PROVIDED MATERIAL:
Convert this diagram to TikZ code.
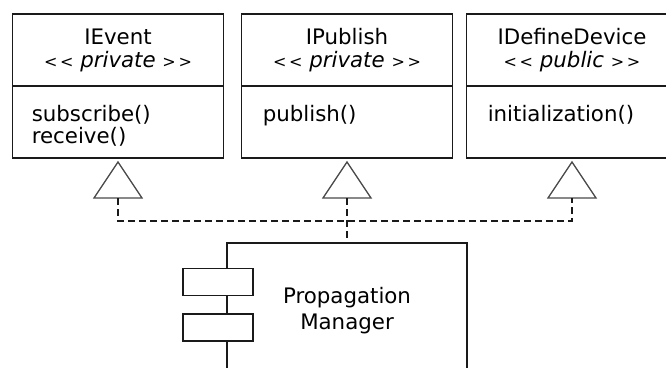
\documentclass[tikz,border=0pt]{standalone}
\usepackage{fontspec}
\setmainfont{DejaVu Sans}
\usetikzlibrary{positioning,calc}
\definecolor{umlline}{HTML}{1A1A1A}
\definecolor{umltri}{HTML}{4A4A4A}
\def\px{0.75pt}
\newcommand{\stereo}[1]{{\fontsize{12}{12}\selectfont<\,<}~\textit{#1}~{\fontsize{12}{12}\selectfont>\,>}}

\begin{document}
\begin{tikzpicture}[x=0.75pt,y=-0.75pt,
    iface/.style={draw=umlline,line width=1.3pt,inner sep=0pt,outer sep=0pt,
      minimum width=211*\px,minimum height=72*\px,align=center,
      font=\fontsize{16}{17.25}\selectfont},
    opsbox/.style={draw=umlline,line width=1.3pt,inner sep=0pt,outer sep=0pt,
      minimum width=211*\px,minimum height=72*\px},
    optext/.style={anchor=north west,inner sep=0pt,align=left,
      font=\fontsize{16}{16.5}\selectfont},
    realize/.style={draw=umltri,line width=1pt,line join=miter},
    wire/.style={draw=umlline,line width=1.1pt,dash pattern=on 5.25pt off 3pt},
    compbox/.style={draw=umlline,line width=1.3pt,inner sep=0pt,outer sep=0pt,
      minimum width=240*\px,minimum height=200*\px},
    portbox/.style={draw=umlline,fill=white,line width=1.3pt,inner sep=0pt,
      minimum width=70*\px,minimum height=27*\px}]
    \useasboundingbox (0,0) rectangle (666,367);
    \clip (0,0) rectangle (666,367);
    % --- interfaces ---
    \node[iface] (evt) at (118,50) {IEvent\\\stereo{private}};
    \node[opsbox,below=0pt of evt] (evtops) {};
    \node[optext] (evttxt) at ($(evtops.north west)+(19,19)$) {subscribe()\\receive()};

    \node[iface] (pub) at (347,50) {IPublish\\\stereo{private}};
    \node[opsbox,below=0pt of pub] (pubops) {};
    \node[optext] (pubtxt) at ($(pubops.north west)+(21,19)$) {publish()};

    \node[iface] (dev) at (572,50) {IDefineDevice\\\stereo{public}};
    \node[opsbox,below=0pt of dev] (devops) {};
    \node[optext] (devtxt) at ($(devops.north west)+(21,19)$) {initialization()};

    % realization triangles
    \foreach \n in {evt,pub,dev}{
      \coordinate (\n-tip) at ($(\n ops.south)+(0,4)$);
      \coordinate (\n-base) at ($(\n-tip)+(0,36)$);
      \draw[realize] (\n-tip) -- ($(\n-base)+(24,0)$) -- ($(\n-base)+(-24,0)$) -- cycle;
    }

    % --- component ---
    \node[compbox,anchor=north] (mgr) at (347,243) {};
    \node[align=center,inner sep=0pt,font=\fontsize{16}{19.5}\selectfont] (mgrlbl) at (347,311) {Propagation\\Manager};
    \node[portbox] (port1) at (218,282) {};
    \node[portbox] (port2) at (218,327.5) {};

    % dashed connectors
    \coordinate (bus) at (0,221);
    \draw[wire] (evt-base) -- (evt-base |- bus) -- (dev-base |- bus) -- (dev-base);
    \draw[wire] (pub-base) -- (pub-base |- mgr.north);
\end{tikzpicture}
\end{document}
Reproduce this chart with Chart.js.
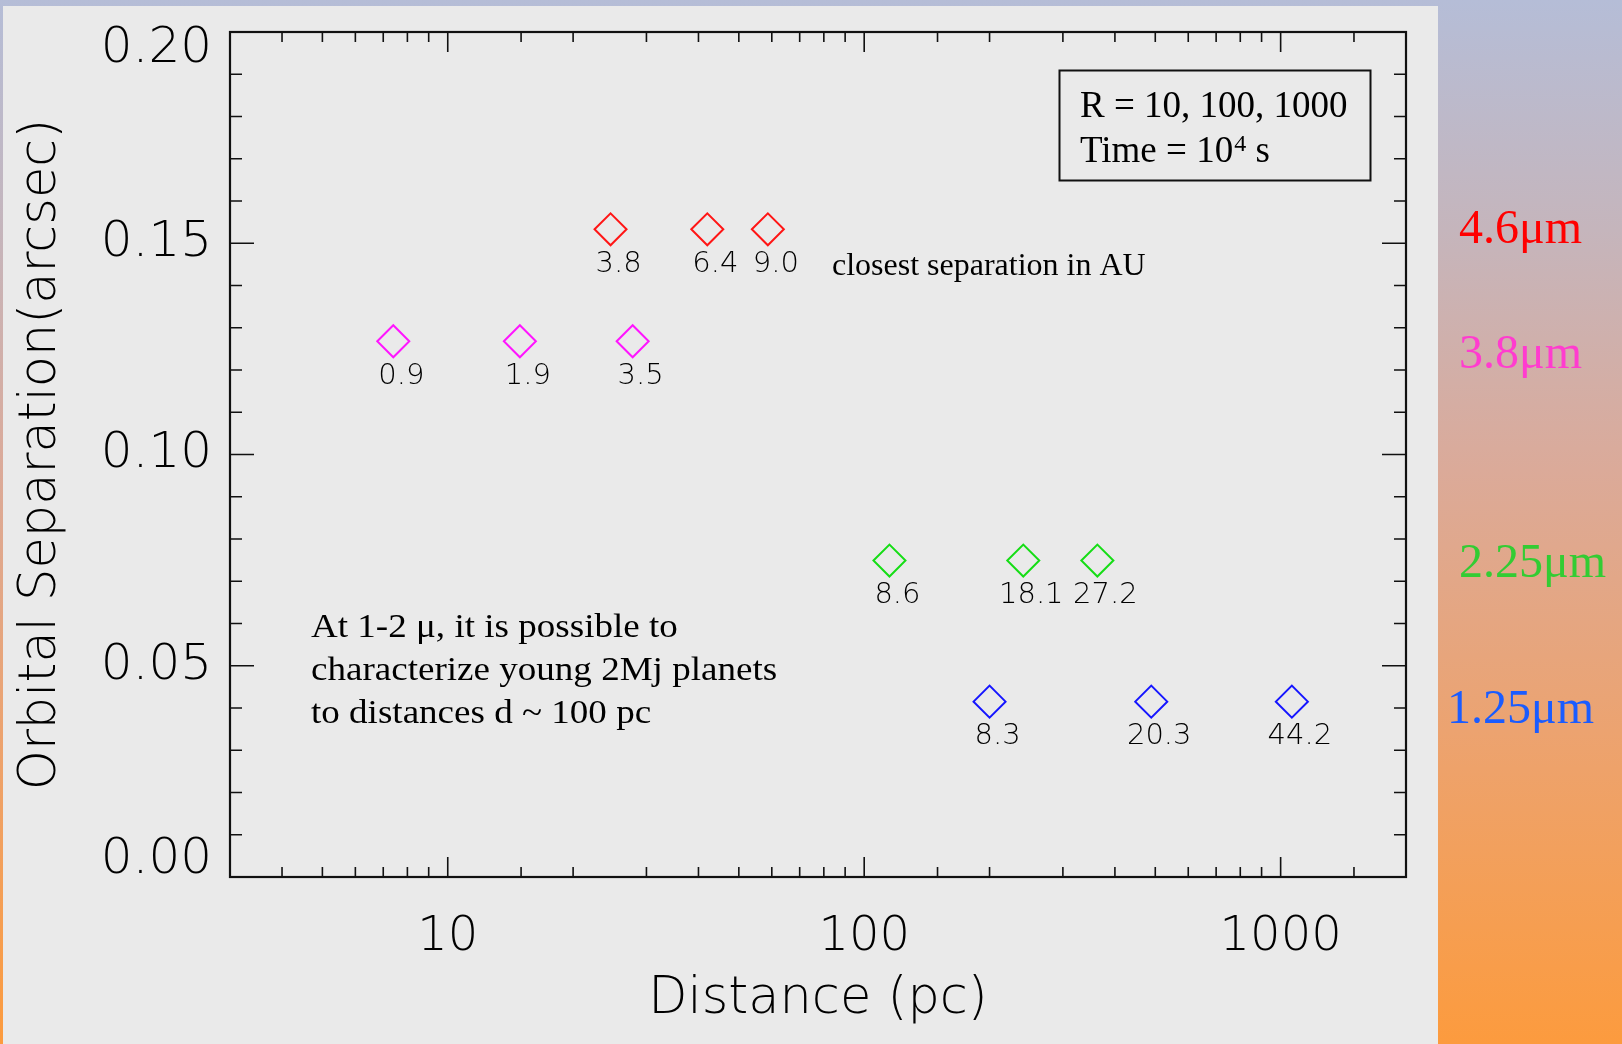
<!DOCTYPE html>
<html>
<head>
<meta charset="utf-8">
<title>Orbital separation vs distance</title>
<script src="https://cdn.jsdelivr.net/npm/chart.js@4.4.1/dist/chart.umd.min.js"></script>
<style>
  html, body { margin: 0; padding: 0; }
  body {
    width: 1622px; height: 1044px; overflow: hidden; position: relative;
    background: linear-gradient(to bottom, #b5bdd7 0%, #c5b5bc 22%, #dbaa99 45%, #eca370 70%, #fc9b3e 100%);
  }
  #panel { position: absolute; left: 3px; top: 6px; width: 1435px; height: 1038px; background: #eaeaea; }
  #chart { position: absolute; left: 0; top: 0; }
</style>
</head>
<body>
<div id="panel"></div>
<canvas id="chart" width="1622" height="1044"></canvas>
<script>
// wavelength bands
const bandNames = ['4.6μm', '3.8μm', '2.25μm', '1.25μm'];
const bandTextColors = ['#ff0000', '#ff3ccf', '#33cc33', '#1a5cff'];
const markColors = ['#ff1515', '#ff15ff', '#15dd15', '#1515ff'];

// distance (pc), orbital separation (arcsec), closest separation (AU)
const dist46 = [24.6, 42.0, 58.7];
const sep46 = [0.1533, 0.1533, 0.1533];
const au46 = ['3.8', '6.4', '9.0'];

const dist38 = [7.4, 14.9, 27.8];
const sep38 = [0.1268, 0.1268, 0.1268];
const au38 = ['0.9', '1.9', '3.5'];

const dist225 = [115, 241, 363];
const sep225 = [0.0749, 0.0749, 0.0749];
const au225 = ['8.6', '18.1', '27.2'];

const dist125 = [200, 489, 1064];
const sep125 = [0.0415, 0.0415, 0.0415];
const au125 = ['8.3', '20.3', '44.2'];

const xTickLabels = [10, 100, 1000];
const yTickLabels = ['0.00', '0.05', '0.10', '0.15', '0.20'];

const noteLines = ['At 1-2 μ, it is possible to', 'characterize young 2Mj planets', 'to distances d ~ 100 pc'];

const idlFont = '"DejaVu Sans", sans-serif';
const serif = '"Liberation Serif", "Times New Roman", serif';

const series = [[dist46, sep46, au46], [dist38, sep38, au38], [dist225, sep225, au225], [dist125, sep125, au125]];

const datasets = series.map(([d, s, au], i) => ({
  label: bandNames[i],
  data: d.map((x, j) => ({ x: x, y: s[j] })),
  au: au,
  showLine: false,
  pointStyle: 'rectRot',
  pointRadius: 16,
  pointBorderWidth: 2,
  borderColor: markColors[i],
  backgroundColor: 'rgba(0,0,0,0)'
}));

// frame with inward ticks on all four sides
const idlAxes = {
  id: 'idlAxes',
  afterDatasetsDraw(chart) {
    const { ctx, chartArea: a, scales: { x, y } } = chart;
    ctx.save();
    ctx.strokeStyle = '#111';
    ctx.lineWidth = 1.6;
    ctx.beginPath();
    x.ticks.forEach(t => {
      const px = x.getPixelForValue(t.value);
      if (px <= a.left + 1 || px >= a.right - 1) return;
      const lg = Math.log10(t.value);
      const len = Math.abs(lg - Math.round(lg)) < 1e-6 ? 20 : 10;
      ctx.moveTo(px, a.bottom); ctx.lineTo(px, a.bottom - len);
      ctx.moveTo(px, a.top); ctx.lineTo(px, a.top + len);
    });
    y.ticks.forEach(t => {
      const py = y.getPixelForValue(t.value);
      if (py <= a.top + 1 || py >= a.bottom - 1) return;
      const len = Math.round(t.value * 100) % 5 === 0 ? 24 : 12;
      ctx.moveTo(a.left, py); ctx.lineTo(a.left + len, py);
      ctx.moveTo(a.right, py); ctx.lineTo(a.right - len, py);
    });
    ctx.stroke();
    ctx.lineWidth = 2.2;
    ctx.strokeRect(a.left, a.top, a.right - a.left, a.bottom - a.top);
    ctx.restore();
  }
};

// AU labels under each point, notes, box and band names
const notes = {
  id: 'notes',
  afterDraw(chart) {
    const ctx = chart.ctx;
    ctx.save();
    ctx.fillStyle = '#000';
    ctx.font = '200 29px ' + idlFont;
    ctx.textAlign = 'center';
    ctx.textBaseline = 'middle';
    chart.data.datasets.forEach((ds, i) => {
      chart.getDatasetMeta(i).data.forEach((pt, j) => {
        ctx.fillText(ds.au[j], pt.x + 8, pt.y + 35);
      });
    });

    ctx.textAlign = 'left';
    ctx.textBaseline = 'alphabetic';
    ctx.font = '32px ' + serif;
    ctx.fillText('closest separation in AU', 832, 275);

    ctx.font = '34px ' + serif;
    noteLines.forEach((line, k) => {
      ctx.save();
      ctx.translate(311, 637 + k * 43);
      ctx.scale(1.09, 1);
      ctx.fillText(line, 0, 0);
      ctx.restore();
    });

    // R / exposure box
    ctx.lineWidth = 2;
    ctx.strokeStyle = '#111';
    ctx.strokeRect(1059.5, 70.5, 311, 110);
    ctx.font = '37px ' + serif;
    ctx.fillText('R = 10, 100, 1000', 1080, 117);
    const head = 'Time = 10';
    ctx.fillText(head, 1080, 162);
    let cx = 1080 + ctx.measureText(head).width + 1;
    ctx.font = '24px ' + serif;
    ctx.fillText('4', cx, 151);
    cx += ctx.measureText('4').width;
    ctx.font = '37px ' + serif;
    ctx.fillText(' s', cx, 162);

    // band names beside the frame
    const bandX = [1459, 1459, 1459, 1447];
    const bandY = [243, 368, 577, 723];
    ctx.font = '48px ' + serif;
    bandNames.forEach((name, i) => {
      ctx.fillStyle = bandTextColors[i];
      ctx.fillText(name, bandX[i], bandY[i]);
    });
    ctx.restore();
  }
};

new Chart(document.querySelector('#chart'), {
  type: 'scatter',
  data: { datasets: datasets },
  options: {
    responsive: false,
    animation: false,
    events: [],
    layout: { padding: { left: 0, top: 32, right: 216, bottom: 0 } },
    plugins: { legend: { display: false }, tooltip: { enabled: false } },
    scales: {
      x: {
        type: 'logarithmic',
        min: 3,
        max: 2000,
        grid: { display: false, drawTicks: false },
        border: { display: false },
        ticks: {
          autoSkip: false,
          maxRotation: 0,
          padding: 32,
          color: '#000',
          font: { family: idlFont, size: 48, weight: '200' },
          callback: v => {
            const t = xTickLabels.find(n => Math.abs(n - v) < 1e-6);
            return t ? String(t) : '';
          }
        },
        title: {
          display: true,
          text: 'Distance (pc)',
          color: '#000',
          font: { family: idlFont, size: 51, weight: '200' },
          padding: { top: 0, bottom: 14 }
        },
        afterFit: s => { s.height = 167; s.paddingLeft = 0; s.paddingRight = 0; }
      },
      y: {
        min: 0,
        max: 0.2,
        grid: { display: false, drawTicks: false },
        border: { display: false },
        ticks: {
          stepSize: 0.01,
          autoSkip: false,
          padding: 18,
          color: '#000',
          font: { family: idlFont, size: 50, weight: '200', lineHeight: 0.68 },
          callback: v => {
            const c = Math.round(v * 100);
            if (c % 5) return '';
            const s = yTickLabels[c / 5];
            if (c === 20) return ['', s];
            if (c === 0) return [s, ''];
            return s;
          }
        },
        title: {
          display: true,
          text: 'Orbital Separation(arcsec)',
          color: '#000',
          font: { family: idlFont, size: 51, weight: '200' },
          padding: { top: 11, bottom: 0 }
        },
        afterFit: s => { s.width = 230; s.paddingTop = 0; s.paddingBottom = 0; }
      }
    }
  },
  plugins: [idlAxes, notes]
});
</script>
</body>
</html>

OBJECTIVE:
Repeat, word for word, the lines of the material above from the one holding "Reproduce this chart with Chart.js." through the one holding "const au38 = ['0.9', '1.9', '3.5'];". Leave out pictures.

TASK RESULT:
Reproduce this chart with Chart.js.
<!DOCTYPE html>
<html>
<head>
<meta charset="utf-8">
<title>Orbital separation vs distance</title>
<script src="https://cdn.jsdelivr.net/npm/chart.js@4.4.1/dist/chart.umd.min.js"></script>
<style>
  html, body { margin: 0; padding: 0; }
  body {
    width: 1622px; height: 1044px; overflow: hidden; position: relative;
    background: linear-gradient(to bottom, #b5bdd7 0%, #c5b5bc 22%, #dbaa99 45%, #eca370 70%, #fc9b3e 100%);
  }
  #panel { position: absolute; left: 3px; top: 6px; width: 1435px; height: 1038px; background: #eaeaea; }
  #chart { position: absolute; left: 0; top: 0; }
</style>
</head>
<body>
<div id="panel"></div>
<canvas id="chart" width="1622" height="1044"></canvas>
<script>
// wavelength bands
const bandNames = ['4.6μm', '3.8μm', '2.25μm', '1.25μm'];
const bandTextColors = ['#ff0000', '#ff3ccf', '#33cc33', '#1a5cff'];
const markColors = ['#ff1515', '#ff15ff', '#15dd15', '#1515ff'];

// distance (pc), orbital separation (arcsec), closest separation (AU)
const dist46 = [24.6, 42.0, 58.7];
const sep46 = [0.1533, 0.1533, 0.1533];
const au46 = ['3.8', '6.4', '9.0'];

const dist38 = [7.4, 14.9, 27.8];
const sep38 = [0.1268, 0.1268, 0.1268];
const au38 = ['0.9', '1.9', '3.5'];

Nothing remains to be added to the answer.